I don’t know what it is about collecting sea glass that turns me into a staring, drooling, incoherent boob.
I would stay on the beach all day if there happened to be beachcombing items, such as sea glass, shells, or even pretty rocks around. I don’t notice the time parading by, the tide coming up or the fact that my children are starving or turning blue and shivering to death as long as I keep picking up treasures that the ocean left for me.

Yes me. Me, me, me. It’s all about me when we go to the Mendocino coast. And after two camping trips in a row I needed girly time. I need to go out to dinner, and shop, and peruse my favorite botanical gardens, and most of all—make my yearly pilgrimage to Glass Beach.
I would like to think that this fascination with broken glass and seashells and other strange objects that are found on the beach is because I’m a mosaic artist and I need these objects to create art.
Yeah, that’s it; it’s for creating art.
In reality though, I think it goes back to childhood and has to do more with treasure hunting and that irresistible childlike fantasy of finding buried treasure than with art.

Glass Beach seems almost too good to be true to sea glass hunters like me.

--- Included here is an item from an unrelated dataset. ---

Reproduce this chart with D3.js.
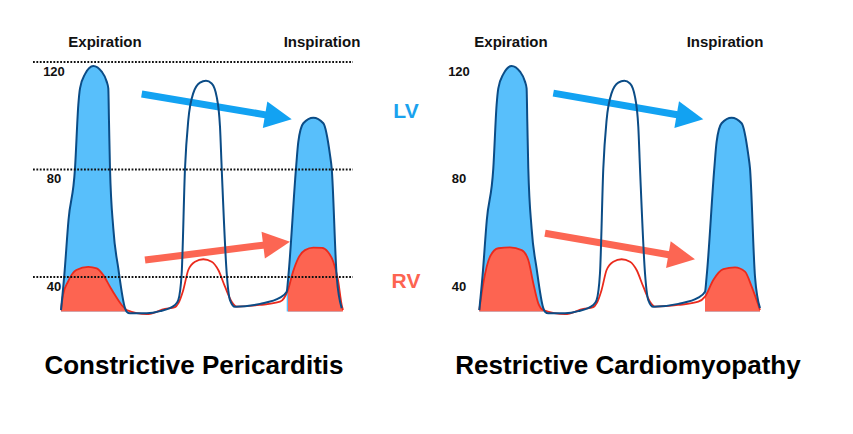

It really does exist way up the Northern California coast in a town called Fort Bragg. Fort Bragg is an old mill town without a mill, since it closed a few years ago.
The lumber company still owns almost all the waterfront property in the town except for a little beach in the North end of town called, you guessed it, “Glass Beach”

The town dump used to sit along the ocean near glass beach and this glass that’s been tumbled by the ocean for over a century now makes up most of the beach.
Instead of sand, there is glass, beautiful smooth glass. Because of this I make the five-hour trip up here with my husband and kids once a year.